Most people today remember the First World War as the first mechanised conflict. However, despite the advent of other means of locomotion and provision of power, when war was declared on 4 August 1914, there was no question of Britain’s war effort taking place without extensive equine participation. During the war eight million equines were killed and in varying degrees, (depending on their respective geographic distribution), the horse, mule and donkey can be seen to have made a vital contribution.

Each posting away from the Western Front required adaption to the local conditions alongside the fulfilment of duties. This was particularly evident in the campaigns in the Balkans and the Middle East. This project identified issues encountered by troops during those campaigns, with a particular focus on the role of equines.

Norman Woodcock and ‘Timbuc’, Ismailia, 1916 (© Susan Burnett)

The project used examples from personal accounts, including the story of Norman Woodcock and his horse ‘Timbuc’, as told by Norman’s granddaughter Susan Burnett in her book On That Day I Left My Boyhood Behind, (Acorn Independent Press, 2014). Norman joined the Royal Signals and travelled to Gallipoli, Egypt, Libya, Mesopotamia, Palestine and Syria before returning to the Western Front in the final weeks of the war. Norman was accompanied by ‘Timbuc’ throughout the war.

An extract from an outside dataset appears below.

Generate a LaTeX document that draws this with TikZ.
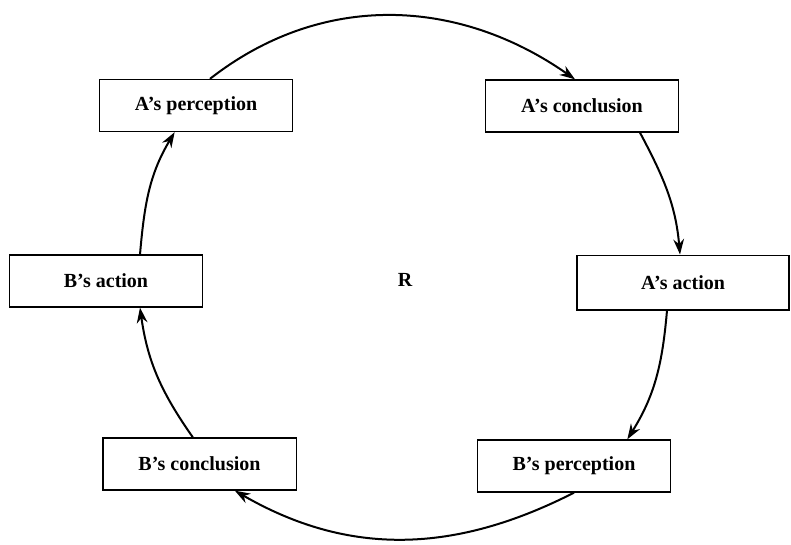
\documentclass[tikz,border=0pt]{standalone}
\usepackage{fontspec}
\setmainfont{Liberation Serif}
\usetikzlibrary{arrows.meta}
\begin{document}
\begin{tikzpicture}[x=0.75pt,y=0.75pt,
  stage/.style={draw, line width=1pt, minimum width=145pt, minimum height=39pt,
    inner sep=0pt, font=\bfseries\fontsize{15}{18}\selectfont},
  flow/.style={-{Stealth[length=11.5pt,width=8pt]}, line width=1.5pt}]
\useasboundingbox (0,0) rectangle (791,-545);

% the six stages of the cycle
\node[stage] (Aper) at (196,-105.5) {A’s perception};
\node[stage] (Acon) at (582,-106)   {A’s conclusion};
\node[stage] (Bact) at (106,-281)   {B’s action};
\node[stage, minimum width=159pt, minimum height=41pt] (Aact) at (683,-282.5) {A’s action};
\node[stage] (Bcon) at (199.5,-464) {B’s conclusion};
\node[stage] (Bper) at (574,-466)   {B’s perception};

% centre label
\node[font=\bfseries\fontsize{15}{18}\selectfont] (R) at (405,-280) {R};

% clockwise arrows round the circle
\draw[flow] ([xshift=10.5pt]Aper.north) to[out=38,in=145] ([xshift=-5.25pt]Acon.north);
\draw[flow] ([xshift=43.5pt]Acon.south) to[out=-62,in=95] ([xshift=-2.25pt]Aact.north);
\draw[flow] ([xshift=-12pt]Aact.south) to[out=-95,in=58] ([xshift=40pt]Bper.north);
\draw[flow] (Bper.south) to[out=-153,in=-30] ([xshift=26.5pt]Bcon.south);
\draw[flow] ([xshift=-5pt]Bcon.north) to[out=125,in=-82] ([xshift=25.5pt]Bact.south);
\draw[flow] ([xshift=25.5pt]Bact.north) to[out=85,in=-121] ([xshift=-16pt]Aper.south);
\end{tikzpicture}
\end{document}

The project therefore had a dual focus: the geographical spread of the campaigns in the Middle East and the role that equines played in the war, not just as draught horses and cavalry chargers but as companions for the soldiers they supported.

The project

We worked with the Minehead Quilting Group, led by researcher and quilter Jane Sharp. The group researched Norman and ‘Timbuc’s story and the wider history of equines in the war away from the Western Front. The quilters made a large banner illustrated with scenes based on first hand accounts of the war in the Balkans and the Middle East. In addition to the banner, two exhibition panels explained the design and context. This was taken to conferences, family history fairs, lectures and remembrance events around the country.